Cinquante ans plus tard, cette force est toujours intacte. Même si elle avoue se sentir de temps à autre complètement désarmée devant l’inaction politique et le nombre toujours plus grand de personnes qui basculent chaque jour dans la pauvreté. C’est vrai, parfois, je me dis qu’on n’y arrivera jamais, car il n’y a toujours pas de volonté politique de s’attaquer aux causes de la grande pauvreté, et tant qu’il n’y aura pas de volonté, on n’arrivera à rien”, déplore la militante. Pour elle, si les associations caritatives sont nécessaires, elles illustrent aussi la léthargie du gouvernement. “Si la question de la grande pauvreté reste placée au niveau du caritatif, jamais nos politiques iront se mouiller là-dedans, soupire-t-elle. Ce n’est pas normal, qu’on perdure ainsi. Quand Coluche a fondé ses Restos du cœur, il n’avait pas idée que c’était fait pour perdurer. C’est une vraie question : qu’est-ce qui fait qu’on reste et pourquoi on reste ? Et pourquoi on accepte que toute une partie de la population soit condamnée à vivre du bon vouloir de quelques-uns ?”

Saine colère

Mais loin de la décourager, ces interrogations seraient plutôt de nature à attiser sa colère. “La colère a souvent été un de mes moteurs et c’est toujours le cas, lance d’ailleurs Martine Le Corre. Tant que j’ai encore cette capacité à m’insurger et à me révolter, je me dis que tout n’est pas fini. Le jour où je n’aurai plus cette capacité à me mettre en colère, je crois qu’il faudra arrêter.”

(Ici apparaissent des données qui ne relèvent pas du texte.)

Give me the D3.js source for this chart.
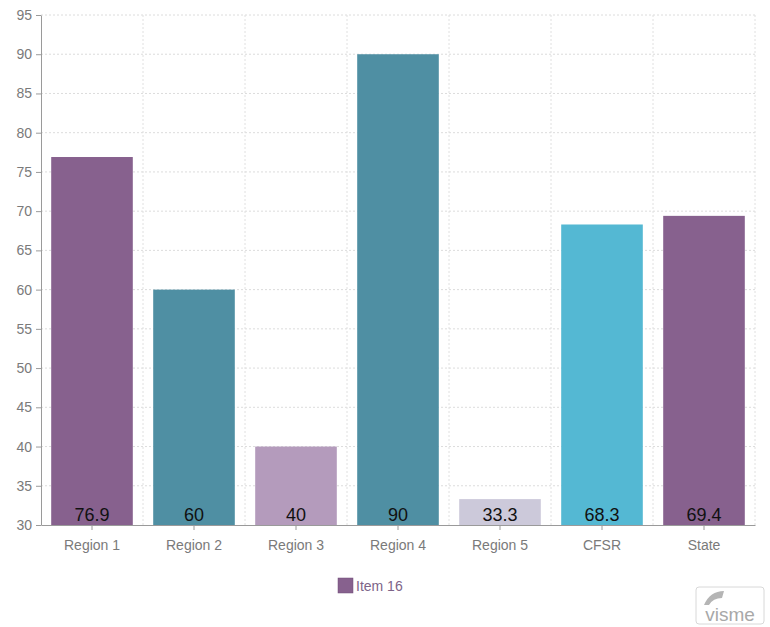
<!DOCTYPE html>
<html><head><meta charset="utf-8">
<script src="https://cdn.jsdelivr.net/npm/d3@7/dist/d3.min.js"></script>
<style>body{margin:0;background:#fff}svg{display:block}</style>
</head><body>
<svg id="c" width="770" height="627"></svg>
<script>
const categories = ["Region 1","Region 2","Region 3","Region 4","Region 5","CFSR","State"];
const values = [76.9, 60, 40, 90, 33.3, 68.3, 69.4];
const barColors = ["#87618e","#4f8fa3","#b49bbc","#4f8fa3","#ccc9da","#54b8d3","#87618e"];
const yTicks = [30,35,40,45,50,55,60,65,70,75,80,85,90,95];
const legendLabel = "Item 16";

const svg = d3.select("#c");
const pL = 41, pR = 755, pT = 15, pB = 525;
const x = d3.scaleBand().domain(categories).range([pL, pR]).paddingInner(0.2).paddingOuter(0.1);
const y = d3.scaleLinear().domain([30, 95]).range([pB, pT]);

// grid
const g = svg.append("g");
g.selectAll("line.h").data(yTicks.slice(1)).enter().append("line")
  .attr("x1", pL).attr("x2", pR).attr("y1", d => y(d)).attr("y2", d => y(d))
  .attr("stroke", "#dcdcdc").attr("stroke-dasharray", "2,2");
const step = x.step();
g.selectAll("line.v").data(d3.range(1, categories.length + 1)).enter().append("line")
  .attr("x1", d => pL + d * step).attr("x2", d => pL + d * step)
  .attr("y1", pT).attr("y2", pB)
  .attr("stroke", "#e0e0e0").attr("stroke-dasharray", "2,2");

// bars
svg.selectAll("rect.bar").data(values).enter().append("rect")
  .attr("x", (d, i) => x(categories[i]))
  .attr("width", x.bandwidth())
  .attr("y", d => y(d))
  .attr("height", d => pB - y(d))
  .attr("fill", (d, i) => barColors[i]);

// value labels
svg.selectAll("text.val").data(values).enter().append("text")
  .attr("x", (d, i) => x(categories[i]) + x.bandwidth() / 2)
  .attr("y", pB - 4)
  .attr("text-anchor", "middle")
  .attr("font-family", "Arial, Liberation Sans, sans-serif")
  .attr("font-size", 18).attr("fill", "#111")
  .text(d => d);

// axes
const yAxis = svg.append("g").attr("transform", `translate(${pL},0)`)
  .call(d3.axisLeft(y).tickValues(yTicks).tickSize(5).tickSizeOuter(0));
const xAxis = svg.append("g").attr("transform", `translate(0,${pB})`)
  .call(d3.axisBottom(x).tickSize(5).tickSizeOuter(0));
[yAxis, xAxis].forEach(a => {
  a.selectAll("path,line").attr("stroke", "#9a9a9a");
  a.selectAll("text").attr("fill", "#7a7a7a").attr("font-size", 14)
    .attr("font-family", "Arial, Liberation Sans, sans-serif");
});
yAxis.selectAll("text").attr("dx", "-1");
xAxis.selectAll("text").attr("dy", "1.2em");

// legend
svg.append("rect").attr("x", 338).attr("y", 578).attr("width", 15).attr("height", 15)
  .attr("fill", barColors[0]).attr("stroke", "#6f4d77").attr("stroke-width", 0.5);
svg.append("text").attr("x", 356).attr("y", 591)
  .attr("font-family", "Arial, Liberation Sans, sans-serif").attr("font-size", 14)
  .attr("fill", "#7d6488").text(legendLabel);

// logo
svg.append("rect").attr("x", 696).attr("y", 587).attr("width", 68).attr("height", 37).attr("rx", 3)
  .attr("fill", "#fff").attr("stroke", "#d8d8d8");
svg.append("path").attr("d", "M704,605 Q710,591 724,591 L722,598 Q713,598 709,605 Z").attr("fill", "#b5b5b5");
svg.append("text").attr("x", 730).attr("y", 621).attr("text-anchor", "middle")
  .attr("font-family", "Arial, Liberation Sans, sans-serif").attr("font-size", 19)
  .attr("fill", "#a8a8a8").text("visme");
</script>
</body></html>
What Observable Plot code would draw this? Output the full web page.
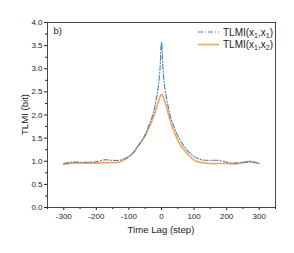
<!DOCTYPE html>
<html>
<head>
<meta charset="utf-8">
<script src="https://cdn.jsdelivr.net/npm/d3@7"></script>
<script src="https://cdn.jsdelivr.net/npm/@observablehq/plot@0.6"></script>
<style>
body{margin:0;background:#fff;}
#chart{position:relative;width:294px;height:253px;}
svg{font-family:"Liberation Sans",Arial,sans-serif;}
</style>
</head>
<body>
<div id="chart"></div>
<script>
const lags = [-300,-275,-250,-225,-200,-175,-150,-130,-115,-100,-85,-75,-60,-50,-40,-30,-25,-20,-15,-10,-5,0,5,10,15,20,25,30,40,50,60,75,85,100,115,125,150,175,200,225,250,270,285,300];
const tlmi11 = [0.95,0.98,0.98,0.98,0.99,1.03,1.02,1.02,1.05,1.10,1.20,1.30,1.45,1.58,1.75,1.93,2.05,2.20,2.38,2.60,2.95,3.57,2.95,2.60,2.38,2.20,2.03,1.90,1.72,1.55,1.42,1.27,1.19,1.10,1.05,1.03,1.02,1.02,0.98,0.96,0.98,0.98,0.98,0.95];
const tlmi12 = [0.93,0.96,0.96,0.96,0.96,0.97,0.97,0.98,1.03,1.10,1.20,1.30,1.45,1.55,1.70,1.86,1.95,2.05,2.16,2.27,2.38,2.45,2.40,2.30,2.18,2.05,1.92,1.80,1.62,1.45,1.33,1.20,1.12,1.03,0.98,0.97,0.95,0.95,0.95,0.94,0.97,1.00,0.98,0.95];
const xTicks = [-300,-200,-100,0,100,200,300];
const xMinor = [-350,-250,-150,-50,50,150,250,350];
const yTicks = [0,0.5,1,1.5,2,2.5,3,3.5,4];
const yMinor = [0.25,0.75,1.25,1.75,2.25,2.75,3.25,3.75];
const seriesNames = ["TLMI(x\u2081,x\u2081)","TLMI(x\u2081,x\u2082)"];
const colors = ["#3f7fc2","#fba258"];

const d11 = lags.map((x,i)=>({x, y:tlmi11[i]}));
const d12 = lags.map((x,i)=>({x, y:tlmi12[i]}));

const plot = Plot.plot({
  width:294, height:253,
  marginLeft:47, marginRight:19, marginTop:22, marginBottom:46,
  style:{fontFamily:"Liberation Sans, Arial, sans-serif", fontSize:"8px", color:"#222"},
  x:{domain:[-350,350]},
  y:{domain:[0,4]},
  marks:[
    Plot.axisX({ticks:xTicks, tickSize:3, tickPadding:3, tickFormat:d=>d, label:null, fontSize:8}),
    Plot.axisX({ticks:xMinor, tickSize:2, tickFormat:()=>"" , label:null}),
    Plot.axisY({ticks:yTicks, tickSize:3, tickPadding:2, tickFormat:d3.format(".1f"), label:null, fontSize:8}),
    Plot.axisY({ticks:yMinor, tickSize:2, tickFormat:()=>"", label:null}),
    Plot.line(d12,{x:"x", y:"y", stroke:colors[1], strokeWidth:1.6, curve:"catmull-rom"}),
    Plot.line(d11,{x:"x", y:"y", stroke:colors[0], strokeWidth:1.1, strokeDasharray:"5,2,1,2", curve:"catmull-rom"}),
    Plot.frame({stroke:"#333", strokeWidth:0.9}),
    Plot.text(["b)"],{frameAnchor:"top-left", dx:6, dy:5, fontSize:9.5, textAnchor:"start", fill:"#222"})
  ]
});
document.getElementById("chart").appendChild(plot);

// legend and axis titles
const svg = d3.select(plot);
const leg = svg.append("g").attr("text-anchor","start");
const rows = [
  {name:seriesNames[0], color:colors[0], dash:"5,2,1,2", w:1.1, y:32},
  {name:seriesNames[1], color:colors[1], dash:null, w:1.6, y:44.5}
];
rows.forEach(r=>{
  leg.append("line").attr("x1",198).attr("x2",219).attr("y1",r.y).attr("y2",r.y)
    .attr("stroke",r.color).attr("stroke-width",r.w).attr("stroke-dasharray",r.dash);
  const t = leg.append("text").attr("x",223).attr("y",r.y+3.5).attr("text-anchor","start")
    .attr("font-size",10).attr("fill","#222");
  const parts = r.name.match(/[^\u2080-\u2089]+|[\u2080-\u2089]/g);
  let shift = 0;
  parts.forEach(p=>{
    if (/[\u2080-\u2089]/.test(p)) {
      t.append("tspan").attr("font-size",7).attr("dy",2 - shift).text(String(p.charCodeAt(0)-0x2080));
      shift = 2;
    } else {
      t.append("tspan").attr("dy",-shift).text(p);
      shift = 0;
    }
  });
});
svg.append("text").attr("x",161).attr("y",233).attr("text-anchor","middle")
  .attr("font-size",9.6).attr("fill","#222").text("Time Lag (step)");
svg.append("text").attr("transform","translate(25,114.5) rotate(-90)").attr("text-anchor","middle")
  .attr("dy","0.35em").attr("font-size",9.6).attr("fill","#222").text("TLMI (bit)");
</script>
</body>
</html>
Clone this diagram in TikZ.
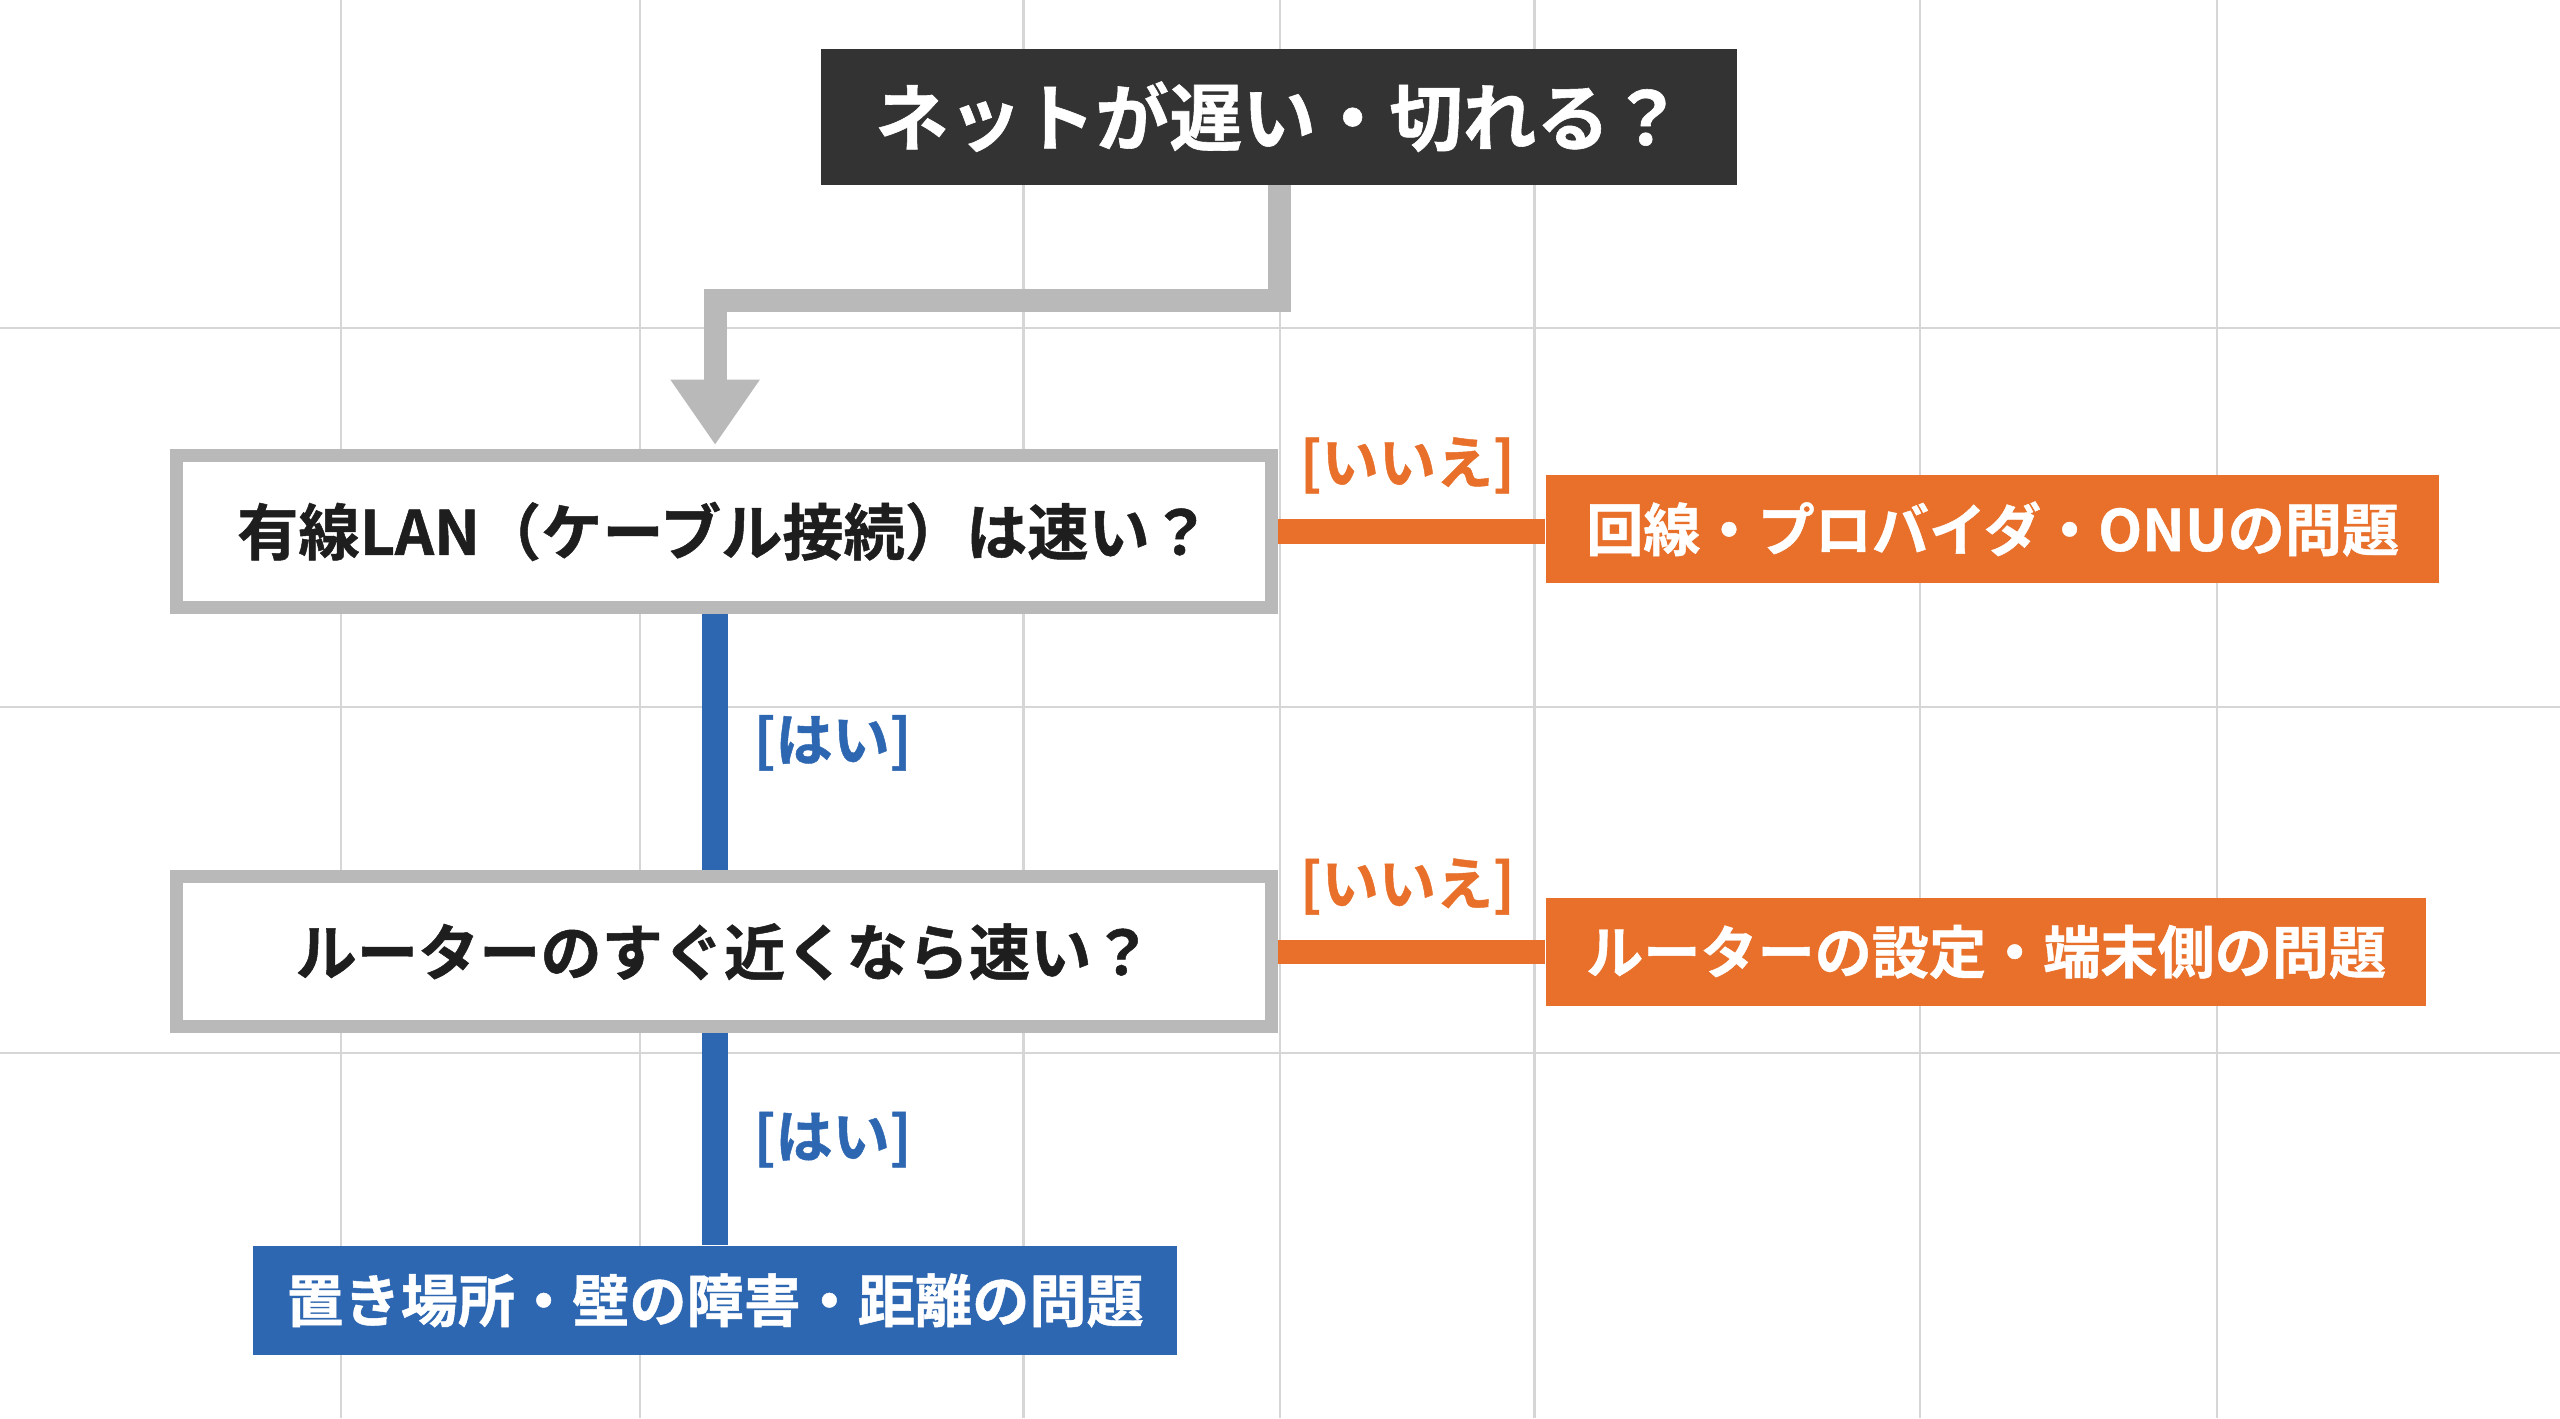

Et d’un coup, elle se redresse : “Mais non ça ne peut pas s’arrêter comme ça !” Puis poursuit d’un ton plus calme : “Les familles avec lesquelles on est au quotidien nous donnent l’obligation de tenir. Parce que devant de telles injustices, devant de telles négations de l’être humain, on ne peut qu’être debout !” Son engagement profond, radical, viscéral même, pour les plus pauvres des plus pauvres, est finalement peut-être ce qui l’aide à rester vivante. “Si j’ai choisi que ma vie, c’était cette route, que c’était ce chemin, je pense que jusqu’au bout, ce le sera. Jusqu’à ce que je ne puisse plus.” Espérons que la route soit encore longue.